ただ積むだけではおもしろくない子供たちは、そのうちに高く積む競争をし始める。
四角柱の箱も横にするより縦にした方が高くなることに気づいている。
ジュースの缶を高く積むために、底部を広くすればよいことに気づき、ピラミッド型に積み上げている。

○ 並べて遊ぶ
 箱や空き缶で電車、公園をつくったりする児童もいる。
筒状の外枠に引き出し式の箱になった物は、ころがすのにも、積むのにも入らなかったが、ここではトンネルや、引き出しになったりしている。
建物や動物、乗り物などをつくる児童もいる。





 次はいよいよ立体物の再構成である。
ここでは、児童が、箱の持つ機能性や特性を生かしながら自由に構成を楽しむようにするが目的をもった構成にさせる。 みんなで協力して、「ぼくたちの町」をつくろうという目標を持たせる。
つくっているものを見ながら、テーマ(動物園をつくろう、お店やさんごっこをしよう)を設定してやるとよい。
 この時、子供たちは箱を切って細工をしたがる。箱を切るというのは箱の形を空間的に理解するのに大変都合のよい活動である。

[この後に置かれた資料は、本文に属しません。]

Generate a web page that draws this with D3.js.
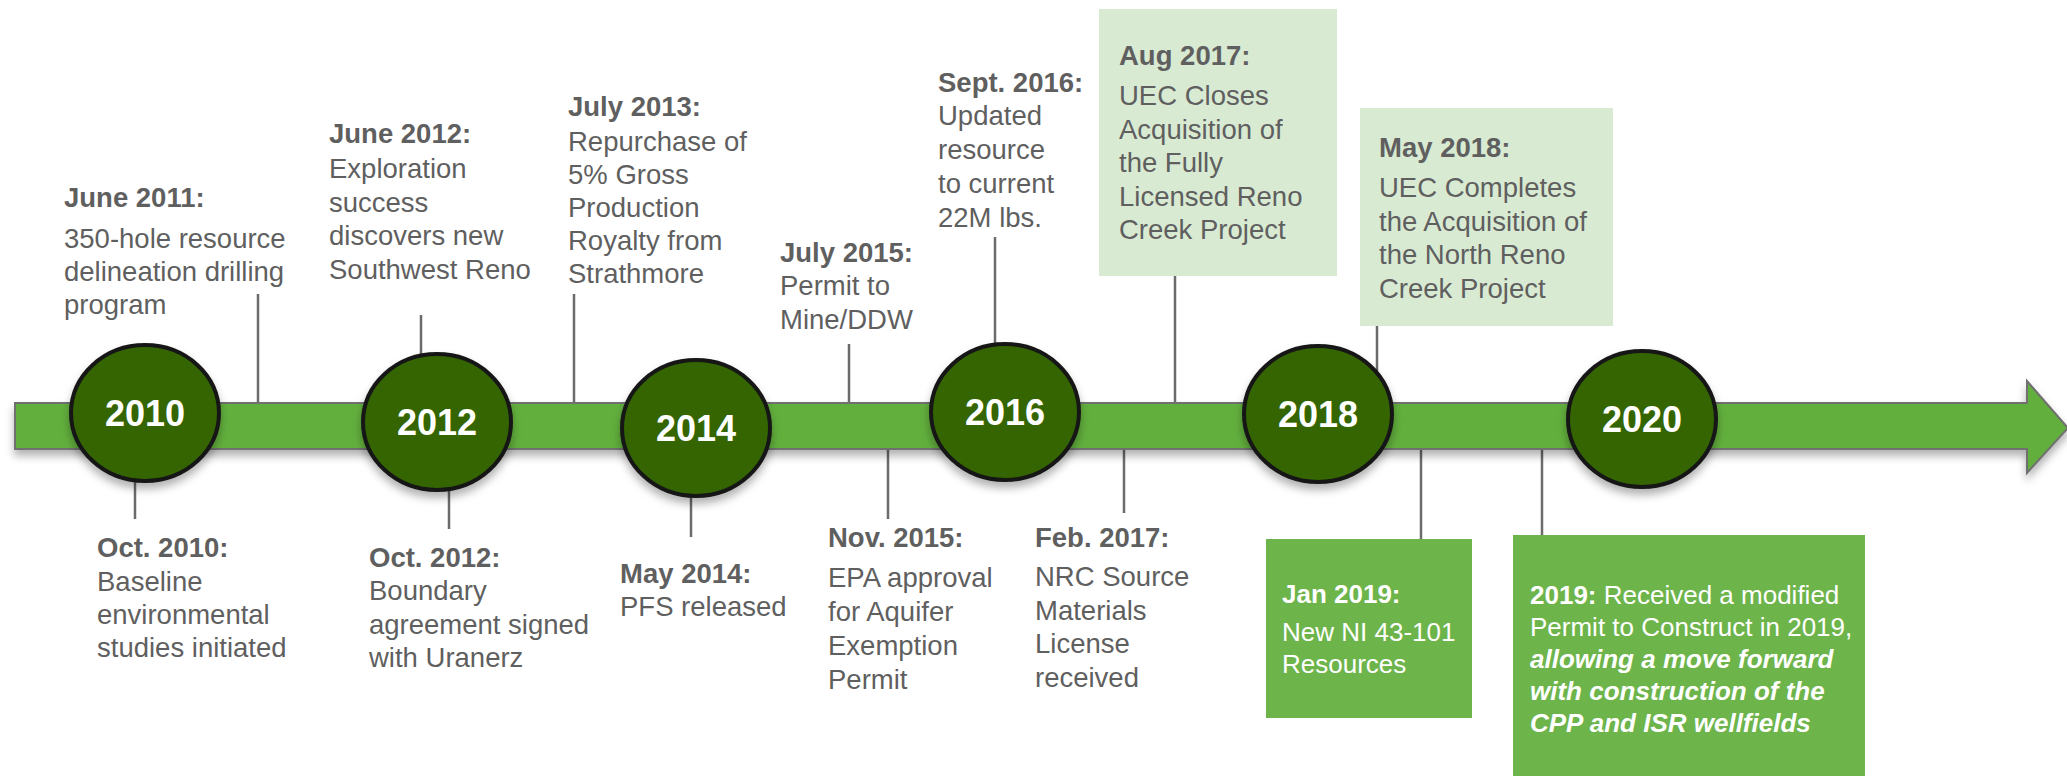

1年生の児童は立体図形と平面図形を見せると、両方とも四角いという表現をするなど、あまりはっきりと区別して捉えてはいないようである。
そこで、これら2つの図形が論理的に、あるいは分析的に思考できるようにするために、立体図形の構成要素に着目させるために立体図形を平面に写し取る活動として、ここではスタンプを利用する。
 雑巾に数色の絵の具を染み込ませた物をバットに入れておき、それに箱やジュースの空き缶などを押し付けて画用紙にスタンプさせ、形を写し出すというものである。
 模造紙を広げ、前時につくった建物や動物などを並べさせ、「ぼくたちの町をつくろう」というめあてを持たせる。
すると、児童は線を引き、丸や四角の線を書き込んでいく。
空いている所にスタンプを押して、丸や四角、三角などの模様を作る。
そんな中でスタンプの重なりの部分に興味を示す子供もいる。
 平面に立体をおいて写し取る活動よりも、簡単で、色彩的にも楽しめることからスタンプ遊びは学習を広げるのに適した活動である。


 ここではできるだけ子供の身近にある箱や空き缶などを使って学習することに焦点を合わせた。
立体模型も積み木の際には便利であるが、これらはこの単元の時にだけ活用するのではなく、日頃から教室の中に遊び道具として用意しておくとよい。
また、すべり台は屋内用の物でなくても、斜面があればよいので、跳び箱の踏切板とか、板を斜めにしておくとかして是非用意したい。
 図工科の学習に箱を使っていろいろなものを構成する学習がある。
それに合わせて総合的に指導計画を組むことも考えられる。